As the title says, I made a table saw. I bought a 3kW electric motor from a junk yard for 50 euros (I looked around and this one was the cheapest. I thought it was expensive, but these junk yard people seem to be price-conscious). This was to drive my saw, of course.

I wanted to make the saw belt-driven. There’s an axle on top of the motor which has opposite screw threads on each end (Machining these cost me 40 euros! The 40cm long and 30mm thick axle steel bar cost 17 euros.), so I can put some other tool to the other end. The motor is driving the axle with a belt and is hanging from axle by the belt so there’s always tension on the belt. The motor is 700rpm, so I needed a big belt wheel on the axle of the motor. Those cost sky-high new, so I ended up making both belt wheels myself of thick veneer. I sawed pretty rough circle shapes of the veneer first. I attached pairs of these circle shapes together with bolts and nuts. To the other piece I bored diagonal holes on equally spaced spots from the surface of the wheel to the centre hole and put bolts through the holes and nuts on the centre hole side. I was thus able to tighten the wheel against the axle. See the pictures below, the explanation is fuzzy.

Then I attached the axle by the bearings (about 7-8 euros each) to a plank and clamped an electric drill with a piece of water hose and water hose clamps to the other end of the axle. I attached the drill to the plank with some nails (which were hammered to the plank and bent around the drill) and Jesus tape (btw it’s called Jesus tape, because it can do miracles). I was now able to spin the axle and turn the veneer wheels I had attached to the axle with chisels. Oh yeah, and I also put those veneer wheels to each end of the axle, so that I could clamp tools against them with big M30 nuts. So I also turned those side surfaces as even as I could. I couldn’t get those surfaces perfect because veneer is a hard but also a bit springy and I had trouble holding the chisel still while turning. I will put some fiberglass cement on those surfaces later and get them perfect (I think fiberglass cement is easier to machine but hard enough to stand the pressure of the clamped tools). Now I had the axle ready with the belt wheel, tool holders and bearings on it.

Then I made the belt wheel to the motor with a similar technique, but instead of using a drill to spin the wheel I put the wheel on the motor’s axle and powered the motor. Then I made the table. The structure is basically made of 5x15cm planks. I had found a nice table top from a kinder garden repairs site so I hinged that on the table so that it could be lifted nicely. The tool axle is screwed to a bed which is hinged from the other end to the table and can be lifted and lowered with a threaded bar from the other end. The motor is lying on a bed, similarly hinged to the table from the other end and is hanging by the belt from the axle above. I put a “side table” on the other side of the table, under the other end of the tool axle.

Things still to do:

-Switch! Heh heh! :)

-Blade guards! Muhahaah!! :D This is one dangerous machine!

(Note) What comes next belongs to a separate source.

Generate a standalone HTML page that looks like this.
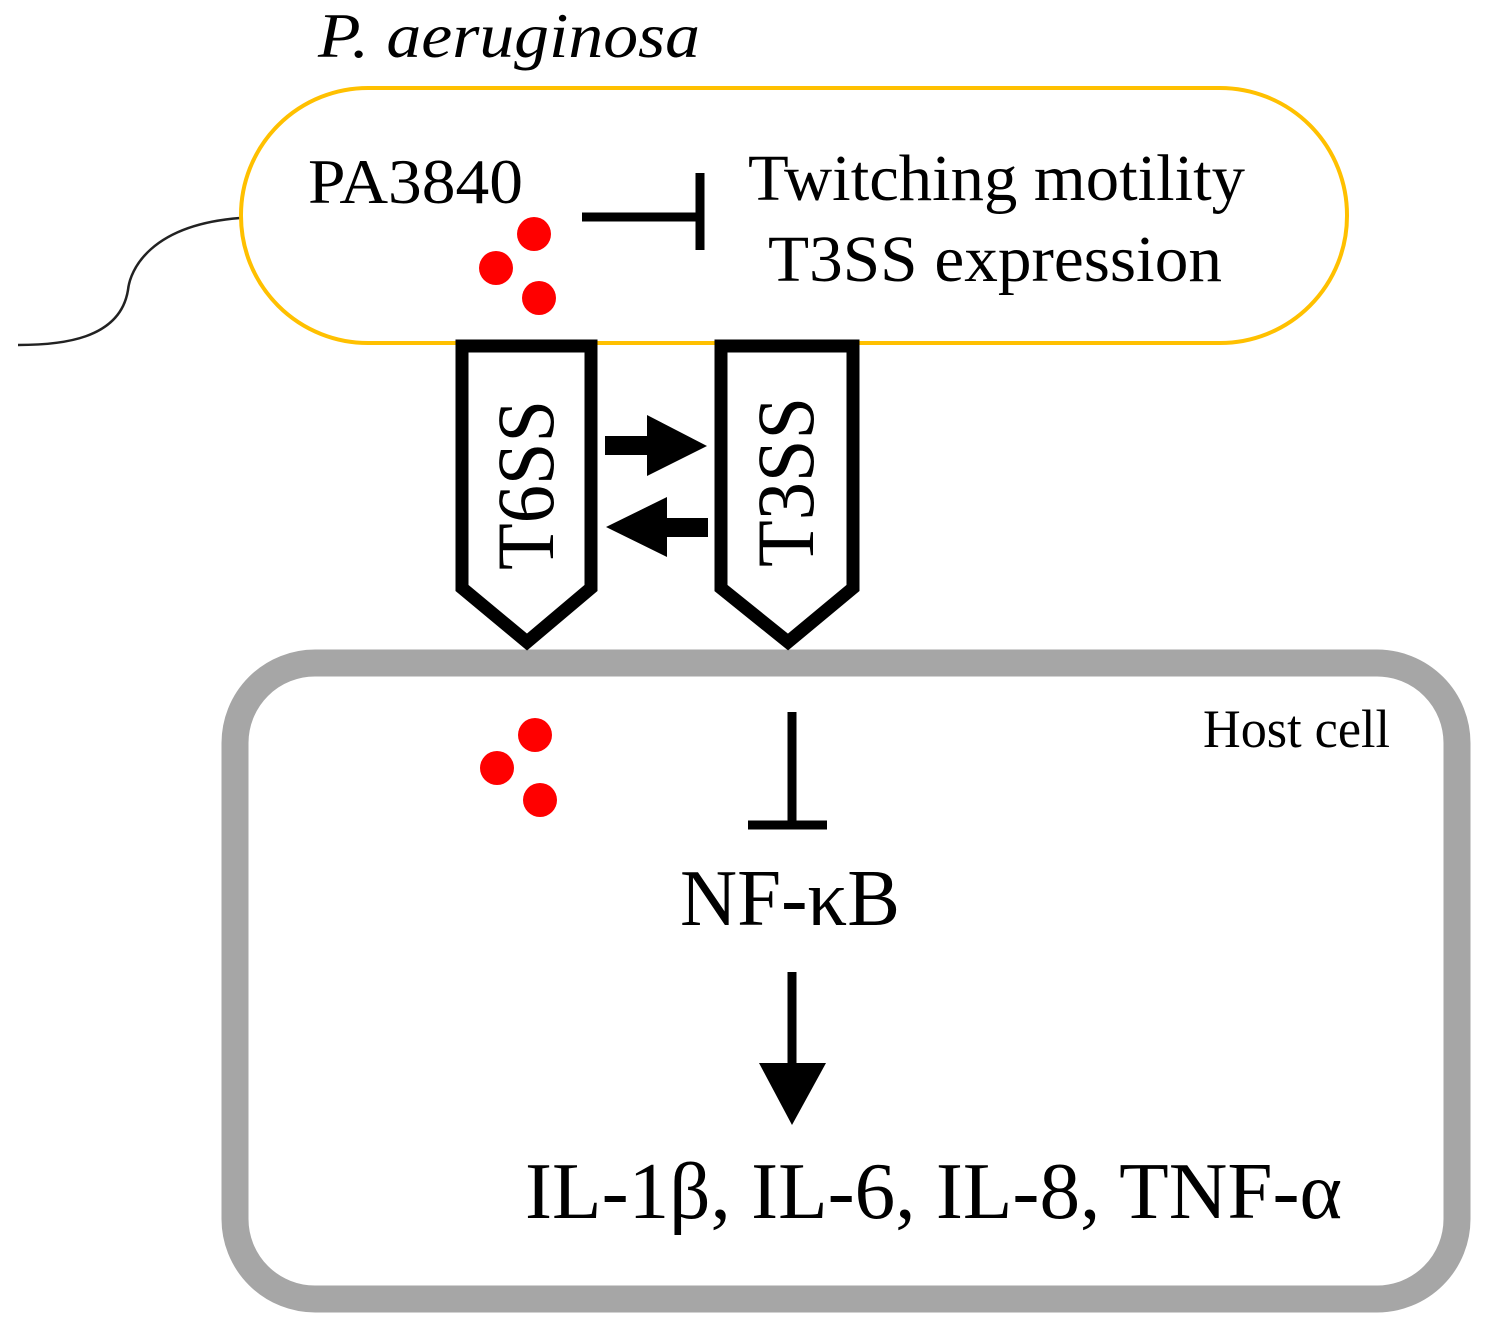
<!DOCTYPE html>
<html><head><meta charset="utf-8"><style>html,body{margin:0;padding:0;background:#fff}svg{display:block}</style></head>
<body>
<svg width="1486" height="1319" viewBox="0 0 1486 1319" xmlns="http://www.w3.org/2000/svg" font-family="'Liberation Serif', serif">
<text x="318" y="57" font-size="64" font-style="italic" textLength="382" lengthAdjust="spacingAndGlyphs">P. aeruginosa</text>
<path d="M240,218 C150,225 130,270 128,290 C120,340 60,345 18,345" fill="none" stroke="#222" stroke-width="2.5"/>
<rect x="241" y="88" width="1106" height="255" rx="127" ry="127" fill="#fff" stroke="#FFC000" stroke-width="4"/>
<text x="308" y="203" font-size="64" textLength="215" lengthAdjust="spacingAndGlyphs">PA3840</text>
<circle cx="534" cy="234" r="17" fill="#f00"/>
<circle cx="496" cy="268" r="17" fill="#f00"/>
<circle cx="539" cy="298" r="17" fill="#f00"/>
<line x1="582" y1="217" x2="704" y2="217" stroke="#000" stroke-width="9"/>
<line x1="700" y1="173" x2="700" y2="250" stroke="#000" stroke-width="9"/>
<text x="748" y="200" font-size="66" textLength="497" lengthAdjust="spacingAndGlyphs">Twitching motility</text>
<text x="768" y="281" font-size="66" textLength="454" lengthAdjust="spacingAndGlyphs">T3SS expression</text>
<rect x="235" y="663" width="1222" height="636" rx="80" ry="80" fill="#fff" stroke="#A6A6A6" stroke-width="27"/>
<path d="M462,346 L591,346 L591,588 L527,642 L462,588 Z" fill="#fff" stroke="#000" stroke-width="13" stroke-linejoin="miter"/>
<path d="M721,346 L853,346 L853,588 L788,642 L721,588 Z" fill="#fff" stroke="#000" stroke-width="13" stroke-linejoin="miter"/>
<text transform="translate(553,570) rotate(-90)" font-size="82" textLength="170" lengthAdjust="spacingAndGlyphs">T6SS</text>
<text transform="translate(813,567) rotate(-90)" font-size="82" textLength="170" lengthAdjust="spacingAndGlyphs">T3SS</text>
<rect x="605" y="436" width="45" height="19" fill="#000"/>
<polygon points="647,415 707,446 647,476" fill="#000"/>
<rect x="665" y="518" width="43" height="19" fill="#000"/>
<polygon points="667,497 606,527 667,557" fill="#000"/>
<text x="1203" y="747" font-size="54" textLength="187" lengthAdjust="spacingAndGlyphs">Host cell</text>
<circle cx="535" cy="735" r="17" fill="#f00"/>
<circle cx="497" cy="768" r="17" fill="#f00"/>
<circle cx="540" cy="800" r="17" fill="#f00"/>
<line x1="792" y1="712" x2="792" y2="826" stroke="#000" stroke-width="9"/>
<line x1="748" y1="825" x2="827" y2="825" stroke="#000" stroke-width="9"/>
<text x="680" y="925" font-size="80" textLength="220" lengthAdjust="spacingAndGlyphs">NF-κB</text>
<line x1="792" y1="972" x2="792" y2="1065" stroke="#000" stroke-width="9"/>
<polygon points="759,1063 826,1063 792,1125" fill="#000"/>
<text x="525" y="1218" font-size="80" textLength="817" lengthAdjust="spacingAndGlyphs">IL-1β, IL-6, IL-8, TNF-α</text>
</svg>
</body></html>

-All kinds of guides. At the moment I’ve just clamped temporary guides to the table when I’ve had to do something. It’s pretty clumsy.

-At the moment the table has just one threaded bar to lift and lower the saw blade, but it doesn’t hold it down. When just sawing, this is not a problem because the motor is very heavy and holds the blade axle down effectively. But I noticed that I need two more bars to hold the tool axle still if I put a highly eccentric tool on the axle (yes, I have done that – see below – and I am not crazy… at least I think so).

The saw:
img_0518-500.jpg You can see the side table and the other end of the tool axle here. The end of the tool axle is covered with a temporary guard(paint can).

The insides:
img_0505-500.jpg The table top is lifted. You can see the axle and the bed on which the axle is lying.

The Blade lifting mechanism:
img_0519-500.jpg Here’s the threaded bar which lifts the tool axle bed. I’m going to put a handle for easy spinning on that bar some day and also two more clamping bars in those holes you can see there… some day.

A closer look on the insides:
img_0511-500.jpg At each end there are the tool holders. You can clamp tools against those holders with nuts. Next to them are the bearings. In the middle is the belt wheel. The motor is hanging by the belt from that.

The motor’s belt wheel:
img_0516-500.jpg Ok, here’s some damage. The blade got stuck one time and a bolt holding the wheel on the axle was bent. But… It held. And at least if the system breaks down some day, it’s probably this wheel that’s going to come loose. Better than the saw blade, right? :)

DIY tool:
img_0515-500.jpg Here comes THE dangerous part :) I needed a tool to cut a couple of hundred decorational bevellings. So I made the tool myself. It’s made of 5mm thick iron plate and the parts are shaped with an angle grinder. Of course it became highly eccentric and made the tool axle bed and the table itself shake terribly. At this point I was glad that I made a heavy table. A lighter table would have become a traveller. I tried to tie down the tool axle bed with a rope but it wore off (it was thick rope with multiple turns). I finally hammered the bed down with nails. It was pretty scary device though, I tell you. The fact that I had no switch made it even more exciting. The shaking loosed the nut holding tool in place and I had to tighten it time to time. The problem was that the cable was plugged on the other side of the presumptional trajectory of the loosened tool parts… I put a plywood sheet on the way of the trajectory and made my way to the cable in the protection of that every time I heard scary noises coming of the saw.

The finished product:
img_0523-500.jpg In the end it paid off. Making of the tool, tuning the system and making the bevellings took about a day and a half, but still it was a lot easier than making all those bevellings by hand.

And painted:

img_1198-500.jpg Quite nice.

Was it worth it? I don’t know yet, because the saw is not ready yet :) I have big plans for the saw. I’m going to make lots of wonderful things with it. It took about 3 weekends to make the saw to this point and a lot of planning and hunting down the parts (the motor, mainly). The parts came to cost about 400 euros, so the saw was not cheap. But on the other hand I’m fantasizing that when I’ll present people all the wonderful things I will make with it some day, it’ll raise some eyebrows when I’ll tell them that I also made the tool to make them. How do you put a price on status?